Designing optimised quantum architectures requires understanding the leading sources of noise and imperfections in a given hardware platform, and identifying techniques, codes and decoders that best suppress the impact of these sources.

Plaquette v2024.11 introduces upgrades that expand the flexibility to explore various architectures on different hardware platforms:

  • Complete support for transmon superconducting qubit simulations: The Plaquette library now provides comprehensive support for superconducting qubits. Users can now study the performance of superconducting-based architectures under realistic noise models including leakage and investigate the impact of leakage reduction techniques on the fault-tolerance performance.

  • New qLDPC codes and decoders: The built-in code library has been expanded to include the recently developed lifted-product codes and the XZZX variant of the hypergraph product codes. Additionally, a new belief-propagation-based BP-LSD decoder has been introduced. These upgrades further enhance Plaquette’s utility towards studying fault-tolerance techniques that are tailored to the specific noise characteristics and properties of the quantum hardware.

  • Simplified interface to model imperfect gate operations: This release introduces a streamlined interface for simulating the physical processes governing quantum hardware. Customers can now efficiently generate Plaquette-compatible error models that integrate seamlessly into the threshold calculation pipeline. This simplifies the evaluation of fault-tolerance performance for any hardware imperfection across all hardware platforms, enabling exploration of the most promising designs.

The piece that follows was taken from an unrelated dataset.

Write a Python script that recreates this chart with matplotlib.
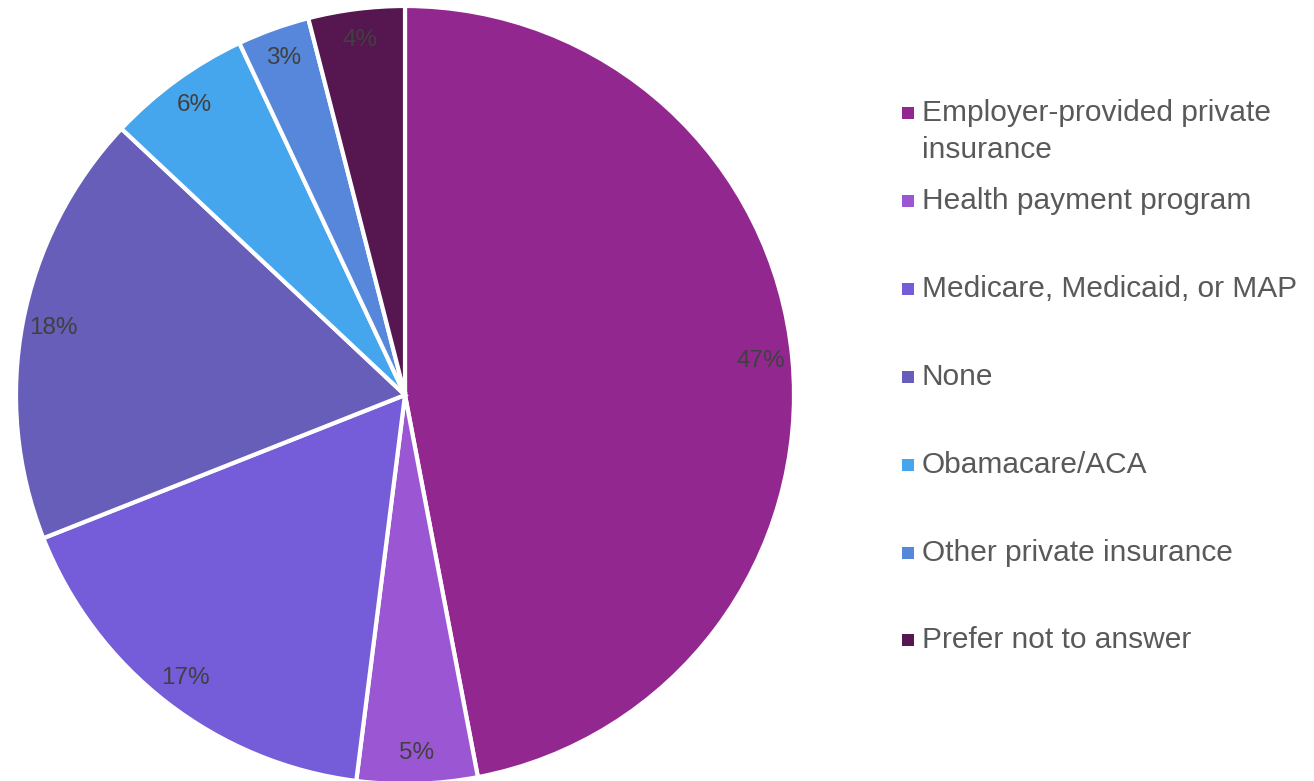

As an example of the enhanced functionality offered by Plaquette v2024.11, we consider fault-tolerance thresholds for rotated planar codes implemented on transmon superconducting qubit hardware. The simulations account for dephasing noise and additional heating and cooling noise sources. Observe that in the presence of this type of noise, no fault-tolerance threshold is found. This changed under the application of leakage reduction techniques, making it possible to recover a threshold. This numerical experiment, performed with a few lines of code in Plaquette emphasizes the importance of leakage reduction techniques for fault-tolerant quantum computing with superconducting qubits.